Sure, any high-end service business needs some written literature. That includes everything from Web copy, blog posts, brochures, newsletters, case studies, appointment reminders and thank-you notes. But that doesn’t mean you should do all these things by yourself. For nearly all financial services practices, it’s critical to automate as many administrative processes as you can, and outsource or delegate as much of your non-core activity as you can. That’s where financial advisor writing services comes in. 

Engaging a financial advisor writing service 

Writing financial copy is almost never a core activity for any financial planner or advisor. It doesn’t directly generate revenue. Even most well-known advisors who have books of their own don’t do most of the actual writing themselves. Ghostwriting is routine in the financial services industry for one reason: It works. 

The more successful you are, the more your calendar fills up with client appointments and client service – and the less time is available for writing books and articles! If this happens, terrific! Except your blogging and writing will likely suffer. This puts a lid on future lead generation (remember the HubSpot study), and inhibits your future growth. 

For these reasons, most successful independent financial planners and advisors outsource some or all of their marketing writing to professional financial writers – for whom writing engaging and worthwhile financial content is very much their core competency and business activity! 

Advantages of financial advisor writing services 

Delegating your writing and publishing activities lets you realize the following benefits: 

  • Increase ROI. Content marketing generates three times more leads per dollar than traditional outbound marketing methods. Online ads now have a click-through rate of less than one-tenth of one percent. An increasing number of consumers have set their browsers to block all ads. 
  • Increase cost-effectiveness. Since copywriting isn’t a full-time function at most offices, it makes little sense to keep someone employed full-time. If you have your staff try to do it, you have to take them off their core assignments for hours or days at a stretch. 
  • Free your time for core activities. If you’re writing a blog update, you’re not calling a prospect or servicing a client. That prospect, if he becomes a client, should have a lifetime value of thousands of dollars to you. Possibly more. An existing client is worth several times more than a prospect – but if you lose a client because you’re not servicing them to a competitor who calls them while you’re sitting there at your computer writing a blog post, that’s thousands of dollars out the door. 
  • Build trust. Consumers have become jaded to other forms of marketing – especially when they haven’t ‘opted in’ by voluntarily clicking on your content from their own web browsing and searching. By and large, consumers still trust blogs. And they trust custom newsletters from bloggers they’ve grown to trust and respect. Inbound blog traffic gives you a chance to demonstrate your expertise as a financial professional, and then gives you a chance to further market to the reader who subscribes to your newsletter, downloads your white paper, or fills out the contact form for more information. 
  • Minimize jargon. When financial professionals do their own writing, they tend to employ too much technical language.

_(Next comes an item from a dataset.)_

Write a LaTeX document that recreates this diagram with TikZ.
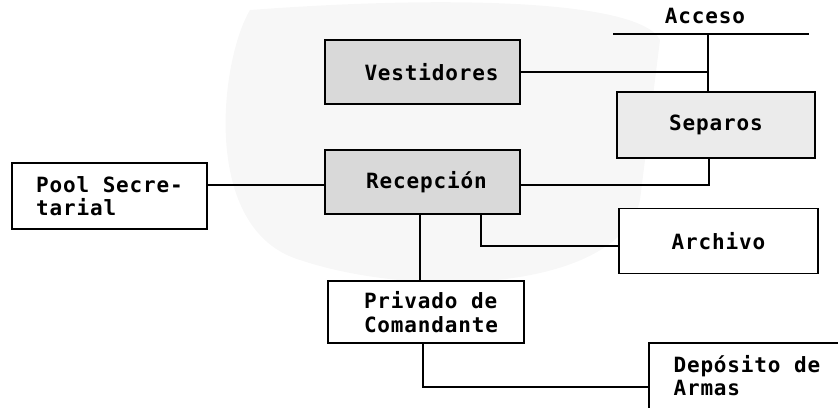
\documentclass[tikz,border=0pt]{standalone}
\usepackage{fontspec}
\newfontfamily\tw[LetterSpace=4]{DejaVu Sans Mono}
\usetikzlibrary{calc}
\tikzset{
  room/.style={draw, line width=1.5pt, inner sep=0pt, align=center,
    font=\tw\bfseries\fontsize{21}{23.5}\selectfont},
  dark/.style={fill=gray!30},
  mid/.style={fill=gray!16},
  wire/.style={line width=1.5pt},
  lbl/.style={inner sep=0pt, font=\tw\bfseries\fontsize{21}{23.5}\selectfont}
}
\begin{document}
\begin{tikzpicture}[x=1pt,y=-1pt]
\useasboundingbox (0,0) rectangle (838,407);
\clip (0,0) rectangle (838,407);
\fill[gray!6] (250,10) .. controls (450,-5) and (640,0) .. (660,40)
  -- (640,200) .. controls (620,290) and (420,300) .. (300,260)
  .. controls (200,230) and (220,60) .. (250,10);
% boxes
\node[room,dark,minimum width=195,minimum height=64] (ves) at (422.5,72) {\hspace*{18pt}Vestidores};
\node[room,mid,minimum width=198,minimum height=66] (sep) at (716,125) {Separos};
\node[room,dark,minimum width=195,minimum height=64] (rec) at (422.5,182) {\hspace*{8pt}Recepci\'on};
\node[room,fill=white,minimum width=195,minimum height=66,align=left] (pool) at (109.5,196) {Pool Secre-\\tarial};
\node[room,fill=white,minimum width=199,minimum height=65] (arch) at (718.5,241) {Archivo};
\node[room,fill=white,minimum width=196,minimum height=62,align=left] (priv) at (426,312) {\hspace*{10pt}Privado de\\\hspace*{10pt}Comandante};
\node[room,draw=none,fill=white,minimum width=200,minimum height=64,align=left,anchor=north west] (dep) at (649,343) {Dep\'osito de\\Armas\hspace*{6\fontcharwd\font`A}\hspace*{10pt}};
\draw[wire] (dep.south west) -- (dep.north west) -- (dep.north east);
% Acceso
\node[lbl] (acc) at (705,16) {Acceso};
\coordinate (accL) at (613,34);
\coordinate (accR) at (809,34);
\coordinate (accJ) at (708,34);
\draw[wire] (accL) -- (accR);
\draw[wire] (accJ) -- (accJ |- sep.north);
\draw[wire] (ves.east) -- (ves.east -| accJ);
% Separos to Recepcion
\coordinate (sepB) at (709,185);
\draw[wire] (sepB |- sep.south) -- (sepB) -- (sepB -| rec.east);
% Pool to Recepcion
\coordinate (poolJ) at (207,185);
\draw[wire] (rec.west |- poolJ) -- (poolJ);
% Recepcion to Archivo
\coordinate (archJ) at (481,246);
\draw[wire] (archJ |- rec.south) -- (archJ) -- (archJ -| arch.west);
% Recepcion to Privado
\coordinate (privJ) at (420,250);
\draw[wire] (privJ |- rec.south) -- (privJ |- priv.north);
% Privado to Deposito
\coordinate (depJ) at (423,387);
\draw[wire] (depJ |- priv.south) -- (depJ) -- (depJ -| dep.west);
\end{tikzpicture}
\end{document}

The result may impress other financial geeks – but it doesn’t engage future clients. 
  • Maximize your own learning. You may be able to learn a great deal yourself. A professional financial advisor writing service may bring, research, and marketing and sales ideas and financial services insights that you may not have thought of by yourself – all because you delegated a non-core task to a professional, added some brainpower to your team, and cross-pollinated your competencies. Diversification isn’t just for portfolios: It also helps build better financial practices. 

Note: While studies have shown that very frequent blog updates (15 per month and up) and marketing touches lead to optimal lead generation, even a small increase in blogging activity can make a big difference to your bottom line. The same HubSpot study we cite above also found that B2B companies that blog only 1-2 times per month generate 70 percent more leads than those who don’t blog at all. 

Advisors who want to serve business owners and professionals should sit up and take notice. 

Make no mistake: Managing your sales funnel and serving your clients is more than a full-time job, all by itself. Anything that diverts your time and attention away from those two critical activities jeopardizes your future prosperity as a financial advisor. A financial advisor writing service can help you eliminate some significant distractors, increase the number of leads for you to follow up on, and ultimately lead to more clients and more business for you.